*SET TASK*:
Would you quote the material below in full and unchanged?

*RECORDED INFORMATION*:
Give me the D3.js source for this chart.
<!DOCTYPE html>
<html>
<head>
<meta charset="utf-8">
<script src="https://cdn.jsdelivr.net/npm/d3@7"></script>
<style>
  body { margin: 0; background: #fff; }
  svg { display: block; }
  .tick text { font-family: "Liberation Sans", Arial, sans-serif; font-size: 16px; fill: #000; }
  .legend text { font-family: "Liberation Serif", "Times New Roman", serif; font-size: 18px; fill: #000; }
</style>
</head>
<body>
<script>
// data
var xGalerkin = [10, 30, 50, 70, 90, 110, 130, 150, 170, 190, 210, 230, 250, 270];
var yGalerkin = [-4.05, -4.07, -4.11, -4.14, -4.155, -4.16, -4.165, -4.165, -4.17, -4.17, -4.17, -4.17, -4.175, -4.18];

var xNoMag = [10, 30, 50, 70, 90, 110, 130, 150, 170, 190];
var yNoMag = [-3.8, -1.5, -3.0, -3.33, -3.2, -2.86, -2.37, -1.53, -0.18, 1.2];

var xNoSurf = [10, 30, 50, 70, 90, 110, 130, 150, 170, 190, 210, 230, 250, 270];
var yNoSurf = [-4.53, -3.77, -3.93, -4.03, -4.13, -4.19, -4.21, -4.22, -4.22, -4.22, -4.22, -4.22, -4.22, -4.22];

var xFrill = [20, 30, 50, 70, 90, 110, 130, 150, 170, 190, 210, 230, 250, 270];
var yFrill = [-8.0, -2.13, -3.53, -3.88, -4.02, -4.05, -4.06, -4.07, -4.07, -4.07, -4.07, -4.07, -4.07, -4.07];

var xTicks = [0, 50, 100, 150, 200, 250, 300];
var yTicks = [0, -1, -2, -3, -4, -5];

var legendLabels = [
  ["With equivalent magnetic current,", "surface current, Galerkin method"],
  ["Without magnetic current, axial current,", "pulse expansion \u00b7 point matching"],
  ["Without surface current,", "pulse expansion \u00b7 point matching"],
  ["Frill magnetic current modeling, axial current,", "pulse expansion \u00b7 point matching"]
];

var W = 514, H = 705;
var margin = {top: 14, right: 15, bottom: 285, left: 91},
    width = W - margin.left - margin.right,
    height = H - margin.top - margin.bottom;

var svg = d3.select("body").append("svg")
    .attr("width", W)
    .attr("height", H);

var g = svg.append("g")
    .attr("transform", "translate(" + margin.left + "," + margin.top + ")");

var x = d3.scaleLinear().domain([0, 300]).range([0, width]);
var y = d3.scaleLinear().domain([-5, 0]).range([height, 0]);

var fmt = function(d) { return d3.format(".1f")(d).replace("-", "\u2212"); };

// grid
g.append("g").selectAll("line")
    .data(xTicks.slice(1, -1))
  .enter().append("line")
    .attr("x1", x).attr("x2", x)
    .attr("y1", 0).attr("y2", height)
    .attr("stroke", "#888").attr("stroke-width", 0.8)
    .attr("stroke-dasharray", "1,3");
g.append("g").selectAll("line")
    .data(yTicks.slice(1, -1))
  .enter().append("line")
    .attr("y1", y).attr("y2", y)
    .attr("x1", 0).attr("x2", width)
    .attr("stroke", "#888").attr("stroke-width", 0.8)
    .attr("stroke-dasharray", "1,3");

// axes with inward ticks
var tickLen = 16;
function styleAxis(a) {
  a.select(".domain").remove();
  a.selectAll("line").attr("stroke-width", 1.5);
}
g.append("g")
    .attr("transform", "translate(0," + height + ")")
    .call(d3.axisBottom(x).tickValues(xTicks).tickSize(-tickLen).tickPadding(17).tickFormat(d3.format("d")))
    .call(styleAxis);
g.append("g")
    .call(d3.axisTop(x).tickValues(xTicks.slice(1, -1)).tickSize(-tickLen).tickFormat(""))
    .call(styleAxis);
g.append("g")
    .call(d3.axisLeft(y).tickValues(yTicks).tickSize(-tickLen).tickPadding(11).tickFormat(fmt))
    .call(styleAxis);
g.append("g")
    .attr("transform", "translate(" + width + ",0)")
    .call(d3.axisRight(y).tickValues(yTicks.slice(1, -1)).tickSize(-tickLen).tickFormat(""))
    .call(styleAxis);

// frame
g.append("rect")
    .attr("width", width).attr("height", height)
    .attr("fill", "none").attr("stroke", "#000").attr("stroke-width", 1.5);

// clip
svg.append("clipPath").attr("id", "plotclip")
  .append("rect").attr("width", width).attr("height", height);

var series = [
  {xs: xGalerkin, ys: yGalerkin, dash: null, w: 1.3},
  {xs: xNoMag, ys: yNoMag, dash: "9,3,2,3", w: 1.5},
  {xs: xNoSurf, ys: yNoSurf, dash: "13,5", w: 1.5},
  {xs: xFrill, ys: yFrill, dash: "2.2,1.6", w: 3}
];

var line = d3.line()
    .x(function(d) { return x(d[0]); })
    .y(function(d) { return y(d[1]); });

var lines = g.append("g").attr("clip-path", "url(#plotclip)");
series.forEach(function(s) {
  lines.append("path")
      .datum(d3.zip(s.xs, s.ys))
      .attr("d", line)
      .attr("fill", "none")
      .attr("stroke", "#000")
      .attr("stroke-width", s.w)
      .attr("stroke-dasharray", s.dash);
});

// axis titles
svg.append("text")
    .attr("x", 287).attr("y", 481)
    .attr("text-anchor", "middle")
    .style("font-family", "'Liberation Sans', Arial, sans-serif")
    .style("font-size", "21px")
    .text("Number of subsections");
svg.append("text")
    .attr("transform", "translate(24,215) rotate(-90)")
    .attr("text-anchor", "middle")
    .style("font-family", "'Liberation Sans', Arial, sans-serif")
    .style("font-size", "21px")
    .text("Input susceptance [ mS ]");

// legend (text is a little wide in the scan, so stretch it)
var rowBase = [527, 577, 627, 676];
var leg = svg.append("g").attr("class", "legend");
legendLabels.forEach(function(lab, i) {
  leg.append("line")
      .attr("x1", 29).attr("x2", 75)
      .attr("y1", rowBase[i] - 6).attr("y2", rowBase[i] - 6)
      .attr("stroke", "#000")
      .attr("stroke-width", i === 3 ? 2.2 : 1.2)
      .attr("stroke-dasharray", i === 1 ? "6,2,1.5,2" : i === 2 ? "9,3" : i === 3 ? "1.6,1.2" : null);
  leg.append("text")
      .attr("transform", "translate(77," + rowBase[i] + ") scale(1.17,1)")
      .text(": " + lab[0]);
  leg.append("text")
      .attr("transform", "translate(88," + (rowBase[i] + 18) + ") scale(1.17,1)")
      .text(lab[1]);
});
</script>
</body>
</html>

*FINISHED TASK*:
Give me the D3.js source for this chart.
<!DOCTYPE html>
<html>
<head>
<meta charset="utf-8">
<script src="https://cdn.jsdelivr.net/npm/d3@7"></script>
<style>
  body { margin: 0; background: #fff; }
  svg { display: block; }
  .tick text { font-family: "Liberation Sans", Arial, sans-serif; font-size: 16px; fill: #000; }
  .legend text { font-family: "Liberation Serif", "Times New Roman", serif; font-size: 18px; fill: #000; }
</style>
</head>
<body>
<script>
// data
var xGalerkin = [10, 30, 50, 70, 90, 110, 130, 150, 170, 190, 210, 230, 250, 270];
var yGalerkin = [-4.05, -4.07, -4.11, -4.14, -4.155, -4.16, -4.165, -4.165, -4.17, -4.17, -4.17, -4.17, -4.175, -4.18];

var xNoMag = [10, 30, 50, 70, 90, 110, 130, 150, 170, 190];
var yNoMag = [-3.8, -1.5, -3.0, -3.33, -3.2, -2.86, -2.37, -1.53, -0.18, 1.2];

var xNoSurf = [10, 30, 50, 70, 90, 110, 130, 150, 170, 190, 210, 230, 250, 270];
var yNoSurf = [-4.53, -3.77, -3.93, -4.03, -4.13, -4.19, -4.21, -4.22, -4.22, -4.22, -4.22, -4.22, -4.22, -4.22];

var xFrill = [20, 30, 50, 70, 90, 110, 130, 150, 170, 190, 210, 230, 250, 270];
var yFrill = [-8.0, -2.13, -3.53, -3.88, -4.02, -4.05, -4.06, -4.07, -4.07, -4.07, -4.07, -4.07, -4.07, -4.07];

var xTicks = [0, 50, 100, 150, 200, 250, 300];
var yTicks = [0, -1, -2, -3, -4, -5];

var legendLabels = [
  ["With equivalent magnetic current,", "surface current, Galerkin method"],
  ["Without magnetic current, axial current,", "pulse expansion \u00b7 point matching"],
  ["Without surface current,", "pulse expansion \u00b7 point matching"],
  ["Frill magnetic current modeling, axial current,", "pulse expansion \u00b7 point matching"]
];

var W = 514, H = 705;
var margin = {top: 14, right: 15, bottom: 285, left: 91},
    width = W - margin.left - margin.right,
    height = H - margin.top - margin.bottom;

var svg = d3.select("body").append("svg")
    .attr("width", W)
    .attr("height", H);

var g = svg.append("g")
    .attr("transform", "translate(" + margin.left + "," + margin.top + ")");

var x = d3.scaleLinear().domain([0, 300]).range([0, width]);
var y = d3.scaleLinear().domain([-5, 0]).range([height, 0]);

var fmt = function(d) { return d3.format(".1f")(d).replace("-", "\u2212"); };

// grid
g.append("g").selectAll("line")
    .data(xTicks.slice(1, -1))
  .enter().append("line")
    .attr("x1", x).attr("x2", x)
    .attr("y1", 0).attr("y2", height)
    .attr("stroke", "#888").attr("stroke-width", 0.8)
    .attr("stroke-dasharray", "1,3");
g.append("g").selectAll("line")
    .data(yTicks.slice(1, -1))
  .enter().append("line")
    .attr("y1", y).attr("y2", y)
    .attr("x1", 0).attr("x2", width)
    .attr("stroke", "#888").attr("stroke-width", 0.8)
    .attr("stroke-dasharray", "1,3");

// axes with inward ticks
var tickLen = 16;
function styleAxis(a) {
  a.select(".domain").remove();
  a.selectAll("line").attr("stroke-width", 1.5);
}
g.append("g")
    .attr("transform", "translate(0," + height + ")")
    .call(d3.axisBottom(x).tickValues(xTicks).tickSize(-tickLen).tickPadding(17).tickFormat(d3.format("d")))
    .call(styleAxis);
g.append("g")
    .call(d3.axisTop(x).tickValues(xTicks.slice(1, -1)).tickSize(-tickLen).tickFormat(""))
    .call(styleAxis);
g.append("g")
    .call(d3.axisLeft(y).tickValues(yTicks).tickSize(-tickLen).tickPadding(11).tickFormat(fmt))
    .call(styleAxis);
g.append("g")
    .attr("transform", "translate(" + width + ",0)")
    .call(d3.axisRight(y).tickValues(yTicks.slice(1, -1)).tickSize(-tickLen).tickFormat(""))
    .call(styleAxis);

// frame
g.append("rect")
    .attr("width", width).attr("height", height)
    .attr("fill", "none").attr("stroke", "#000").attr("stroke-width", 1.5);

// clip
svg.append("clipPath").attr("id", "plotclip")
  .append("rect").attr("width", width).attr("height", height);

var series = [
  {xs: xGalerkin, ys: yGalerkin, dash: null, w: 1.3},
  {xs: xNoMag, ys: yNoMag, dash: "9,3,2,3", w: 1.5},
  {xs: xNoSurf, ys: yNoSurf, dash: "13,5", w: 1.5},
  {xs: xFrill, ys: yFrill, dash: "2.2,1.6", w: 3}
];

var line = d3.line()
    .x(function(d) { return x(d[0]); })
    .y(function(d) { return y(d[1]); });

var lines = g.append("g").attr("clip-path", "url(#plotclip)");
series.forEach(function(s) {
  lines.append("path")
      .datum(d3.zip(s.xs, s.ys))
      .attr("d", line)
      .attr("fill", "none")
      .attr("stroke", "#000")
      .attr("stroke-width", s.w)
      .attr("stroke-dasharray", s.dash);
});

// axis titles
svg.append("text")
    .attr("x", 287).attr("y", 481)
    .attr("text-anchor", "middle")
    .style("font-family", "'Liberation Sans', Arial, sans-serif")
    .style("font-size", "21px")
    .text("Number of subsections");
svg.append("text")
    .attr("transform", "translate(24,215) rotate(-90)")
    .attr("text-anchor", "middle")
    .style("font-family", "'Liberation Sans', Arial, sans-serif")
    .style("font-size", "21px")
    .text("Input susceptance [ mS ]");

// legend (text is a little wide in the scan, so stretch it)
var rowBase = [527, 577, 627, 676];
var leg = svg.append("g").attr("class", "legend");
legendLabels.forEach(function(lab, i) {
  leg.append("line")
      .attr("x1", 29).attr("x2", 75)
      .attr("y1", rowBase[i] - 6).attr("y2", rowBase[i] - 6)
      .attr("stroke", "#000")
      .attr("stroke-width", i === 3 ? 2.2 : 1.2)
      .attr("stroke-dasharray", i === 1 ? "6,2,1.5,2" : i === 2 ? "9,3" : i === 3 ? "1.6,1.2" : null);
  leg.append("text")
      .attr("transform", "translate(77," + rowBase[i] + ") scale(1.17,1)")
      .text(": " + lab[0]);
  leg.append("text")
      .attr("transform", "translate(88," + (rowBase[i] + 18) + ") scale(1.17,1)")
      .text(lab[1]);
});
</script>
</body>
</html>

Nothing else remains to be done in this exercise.